--- STATED GOAL ---
List every line in this data where the string "LaTeX" occurs.

--- DATASET ENTRIES ---
########################################
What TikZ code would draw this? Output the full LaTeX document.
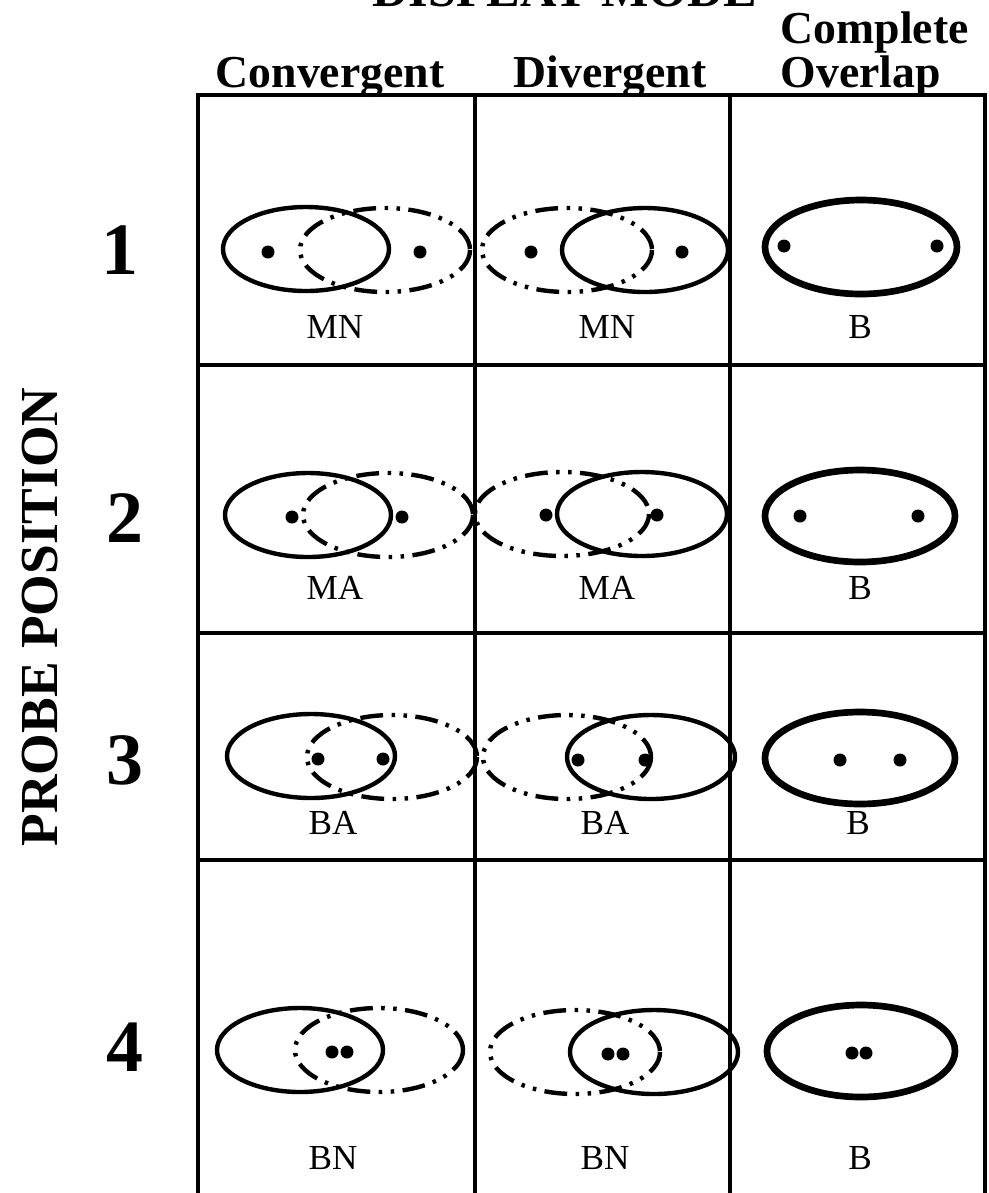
\documentclass[tikz,border=0pt]{standalone}
\usepackage{fontspec}
\setmainfont{Liberation Serif}
\usetikzlibrary{positioning}
\begin{document}
\begin{tikzpicture}[x=0.01cm,y=-0.01cm,
  rule/.style={line width=0.9pt},
  ring/.style={line width=1.25pt},
  ringdd/.style={ring,dash pattern=on 6.5pt off 2.4pt on 1pt off 2.4pt on 1pt off 2.4pt},
  ringfull/.style={line width=1.9pt},
  hdr/.style={font=\bfseries\fontsize{13}{15}\selectfont,inner sep=0pt},
  num/.style={font=\bfseries\fontsize{21}{24}\selectfont,inner sep=0pt},
  cls/.style={font=\fontsize{10}{12}\selectfont,inner sep=0pt}]
\useasboundingbox (0,0) rectangle (989,1193);
\clip (0,0) rectangle (989,1193);
% headings
\node[hdr,font=\bfseries\fontsize{14.3}{16}\selectfont,anchor=base] (ttl) at (565,6) {DISPLAY MODE};
\node[hdr,anchor=base] (hconv) at (330,87) {Convergent};
\node[hdr,anchor=base] (hdiv)  at (610,87) {Divergent};
\node[hdr,anchor=base west] (hover) at (780,87) {Overlap};
\node[hdr,anchor=base west] (hcomp) at (780,43) {Complete};
\node[hdr,font=\bfseries\fontsize{15.2}{17}\selectfont,rotate=90] (ylab) at (40,617) {PROBE POSITION};
% grid
\draw[rule] (198,1193) -- (198,95) -- (985,95) -- (985,1193);
\draw[rule] (475,95) -- (475,1193);
\draw[rule] (730,95) -- (730,1193);
\draw[rule] (198,365) -- (985,365);
\draw[rule] (198,633) -- (985,633);
\draw[rule] (198,860) -- (985,860);
% row numbers
\node[num] (r1) at (120,250) {1};
\node[num] (r2) at (125,518) {2};
\node[num] (r3) at (125,760) {3};
\node[num] (r4) at (125,1047) {4};
% row 1
\draw[ring]   (306,249) ellipse [x radius=83,y radius=42];
\draw[ringdd] (385,250) ellipse [x radius=85,y radius=42];
\draw[ringdd] (567,250) ellipse [x radius=85,y radius=42];
\draw[ring]   (645,250) ellipse [x radius=83,y radius=42];
\draw[ringfull] (861,247) ellipse [x radius=96,y radius=47];
\foreach \p in {(268,252),(420,252),(531,252),(682,252),(784,246),(937,246)}
  \fill \p circle [radius=6.5];
% row 2
\draw[ring]   (308,515) ellipse [x radius=83,y radius=42];
\draw[ringdd] (388,515) ellipse [x radius=85,y radius=42];
\draw[ringdd] (562,514) ellipse [x radius=87,y radius=42];
\draw[ring]   (642,514) ellipse [x radius=85,y radius=42];
\draw[ringfull] (860,516) ellipse [x radius=95,y radius=46];
\foreach \p in {(292,517),(402,517),(546,515),(657,515),(800,516),(918,516)}
  \fill \p circle [radius=6.5];
% row 3
\draw[ring]   (311,756) ellipse [x radius=84,y radius=42];
\draw[ringdd] (392,757) ellipse [x radius=85,y radius=42];
\draw[ringdd] (567,757) ellipse [x radius=84,y radius=42];
\draw[ring]   (651,757) ellipse [x radius=84,y radius=42];
\draw[ringfull] (860,758) ellipse [x radius=95,y radius=46];
\foreach \p in {(318,759),(383,759),(578,760),(645,760),(840,760),(900,760)}
  \fill \p circle [radius=6.5];
% row 4
\draw[ring]   (300,1050) ellipse [x radius=83,y radius=42];
\draw[ringdd] (379,1050) ellipse [x radius=84,y radius=42];
\draw[ringdd] (575,1052) ellipse [x radius=85,y radius=42];
\draw[ring]   (654,1052) ellipse [x radius=84,y radius=42];
\draw[ringfull] (861,1051) ellipse [x radius=94,y radius=46];
\foreach \p in {(332,1052),(347,1052),(608,1054),(623,1054),(852,1053),(866,1053)}
  \fill \p circle [radius=6.5];
% class labels
\node[cls] (c11) at (335,327) {MN};  \node[cls] (c12) at (607,327) {MN};  \node[cls] (c13) at (860,327) {B};
\node[cls] (c21) at (335,588) {MA};  \node[cls] (c22) at (607,588) {MA};  \node[cls] (c23) at (860,588) {B};
\node[cls] (c31) at (333,823) {BA};  \node[cls] (c32) at (605,823) {BA};  \node[cls] (c33) at (858,823) {B};
\node[cls] (c41) at (333,1158) {BN}; \node[cls] (c42) at (605,1158) {BN}; \node[cls] (c43) at (860,1158) {B};
\end{tikzpicture}
\end{document}
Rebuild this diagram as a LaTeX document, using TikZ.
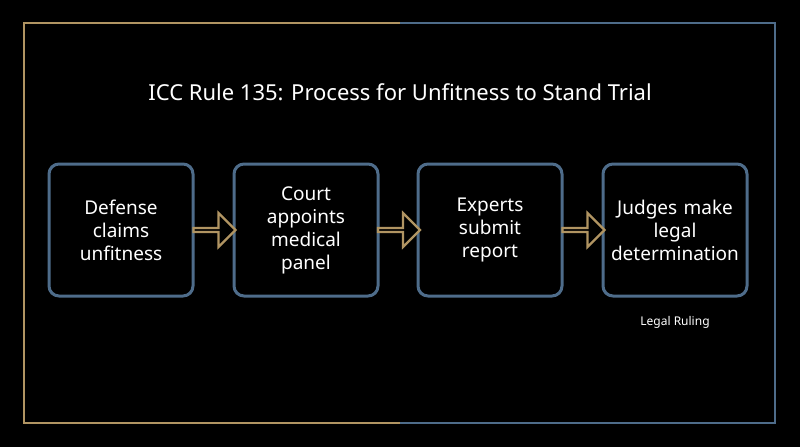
\documentclass[tikz,border=0pt]{standalone}
\usepackage{fontspec}
\setmainfont{Noto Sans}
\usetikzlibrary{shapes.arrows,calc}
\definecolor{gold}{RGB}{176,148,98}
\definecolor{steel}{RGB}{78,108,138}
\tikzset{every picture/.style={line width=0.75pt}}

\begin{document}
\begin{tikzpicture}[x=1pt,y=-1pt,
  stage/.style={draw=steel,line width=3pt,rounded corners=10pt,fill=black,
    minimum width=144pt,minimum height=132pt,text width=136pt,align=center,
    text=white,font=\fontsize{19}{23}\selectfont},
  flow/.style={single arrow,draw=gold,line width=2.2pt,fill=black,
    minimum height=42pt,minimum width=34pt,single arrow head extend=8pt,inner sep=0pt}]
%background
\fill[black] (0,0) rectangle (800,447);
\useasboundingbox (0,0) rectangle (800,447);

%frame
\draw[gold,line width=1.5pt] (400,23) -- (24,23) -- (24,423) -- (400,423);
\draw[steel,line width=1.5pt] (400,23) -- (775,23) -- (775,423) -- (400,423);

% Title
\node[text=white,font=\fontsize{22}{26}\selectfont] (title) at (400,92) {ICC Rule 135: Process for Unfitness to Stand Trial};

% Steps
\node[stage] (claim) at (121,230) {Defense\\claims\\unfitness};
\node[stage] (panel) at (306,230) {Court\\appoints\\medical\\panel};
\node[stage] (report) at (490,230) {Experts\\submit\\report};
\node[stage] (ruling) at (675,230) {Judges make\\legal\\determination};

% Arrows
\node[flow] (a1) at ($(claim.east)!0.5!(panel.west)$) {};
\node[flow] (a2) at ($(panel.east)!0.5!(report.west)$) {};
\node[flow] (a3) at ($(report.east)!0.5!(ruling.west)$) {};

% Text Node
\node[text=white,font=\fontsize{12}{14}\selectfont] (legal) at ($(ruling.south)+(0,25)$) {Legal Ruling};
\end{tikzpicture}
\end{document}
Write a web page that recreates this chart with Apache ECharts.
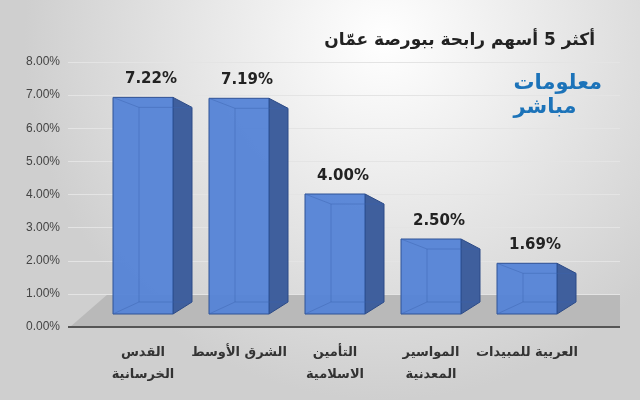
<!DOCTYPE html>
<html>
<head>
<meta charset="utf-8">
<script src="https://cdn.jsdelivr.net/npm/echarts@6/dist/echarts.min.js"></script>
<style>html,body{margin:0;padding:0;}#main{width:640px;height:400px;}</style>
</head>
<body>
<div id="main"></div>
<script>
// data
var categories = ['القدس\nالخرسانية', 'الشرق الأوسط', 'التأمين\nالاسلامية', 'المواسير\nالمعدنية', 'العربية للمبيدات'];
var values = [7.22, 7.19, 4.00, 2.50, 1.69];
var yTicks = [0, 1, 2, 3, 4, 5, 6, 7, 8];

var chart = echarts.init(document.getElementById('main'));

function renderBar(params, api) {
  var top = api.coord([api.value(0), api.value(1)]);
  var base = api.coord([api.value(0), 0]);
  var w = 60, dx = 19, dyT = 10, dyB = -12;
  var x0 = top[0] - w / 2, x1 = top[0] + w / 2;
  var yt = top[1], yb = base[1];
  var inner = 'rgba(60,100,175,0.45)';
  return {
    type: 'group',
    children: [
      { type: 'polygon', shape: { points: [[x1, yt], [x1 + dx, yt + dyT], [x1 + dx, yb + dyB], [x1, yb]] },
        style: { fill: '#3f5f9d', stroke: '#2c4a86', lineWidth: 1 } },
      { type: 'rect', shape: { x: x0, y: yt, width: w, height: yb - yt },
        style: { fill: 'rgba(86,132,214,0.96)', stroke: '#2f5296', lineWidth: 1 } },
      { type: 'polyline', shape: { points: [[x0, yt], [x0 + 26, yt + dyT], [x0 + 26, yb + dyB], [x0, yb]] },
        style: { fill: null, stroke: inner, lineWidth: 1 } },
      { type: 'line', shape: { x1: x0 + 26, y1: yt + dyT, x2: x1 + dx, y2: yt + dyT },
        style: { stroke: inner, lineWidth: 1 } },
      { type: 'line', shape: { x1: x0 + 26, y1: yb + dyB, x2: x1 + dx, y2: yb + dyB },
        style: { stroke: inner, lineWidth: 1 } },
      { type: 'text', style: { x: top[0] + 8, y: yt - 18, text: api.value(1).toFixed(2) + '%',
        fill: '#222', font: 'bold 15px "DejaVu Sans"', align: 'center', verticalAlign: 'middle' } }
    ]
  };
}

var option = {
  backgroundColor: {
    type: 'radial', x: 0.6, y: 0.1, r: 0.9,
    colorStops: [{ offset: 0, color: '#ffffff' }, { offset: 1, color: '#cfcfcf' }]
  },
  graphic: [
    { type: 'polygon', z: 0, shape: { points: [[70, 327], [620, 327], [620, 294], [108, 294]] },
      style: { fill: '#b9b9b9' } },
    { type: 'line', z: 1, shape: { x1: 68, y1: 327, x2: 620, y2: 327 }, style: { stroke: '#555', lineWidth: 2 } },
    { type: 'text', right: 45, top: 32, style: { text: 'أكثر 5 أسهم رابحة ببورصة عمّان', fill: '#222',
      font: 'bold 17px "DejaVu Sans"' } },
    { type: 'text', right: 38, top: 72, style: { text: 'معلومات\nمباشر', fill: '#1c73b9',
      font: 'bold 21px "DejaVu Sans"', lineHeight: 24, align: 'center' } }
  ],
  grid: [
    { left: 68, right: 20, top: 62, bottom: 73 },
    { left: 95, right: 65, top: 74, bottom: 86 }
  ],
  xAxis: [
    { gridIndex: 0, type: 'value', show: false },
    { gridIndex: 1, type: 'category', data: categories,
      axisLine: { show: false }, axisTick: { show: false },
      axisLabel: { interval: 0, margin: 28, color: '#333', fontWeight: 'bold', fontSize: 13, lineHeight: 22, fontFamily: 'DejaVu Sans' } }
  ],
  yAxis: [
    { gridIndex: 0, type: 'value', min: yTicks[0], max: yTicks[yTicks.length - 1], interval: 1,
      axisLine: { show: false }, axisTick: { show: false },
      axisLabel: { color: '#444', fontSize: 12, formatter: function (v) { return v.toFixed(2) + '%'; } },
      splitLine: { lineStyle: { color: '#e4e4e4' } } },
    { gridIndex: 1, type: 'value', min: 0, max: 8, show: false }
  ],
  series: [{
    type: 'custom', xAxisIndex: 1, yAxisIndex: 1, z: 5,
    renderItem: renderBar,
    data: values.map(function (v, i) { return [i, v]; })
  }]
};
chart.setOption(option);
</script>
</body>
</html>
########################################
--- ANSWER IN FULL ---
What TikZ code would draw this? Output the full LaTeX document.
Rebuild this diagram as a LaTeX document, using TikZ.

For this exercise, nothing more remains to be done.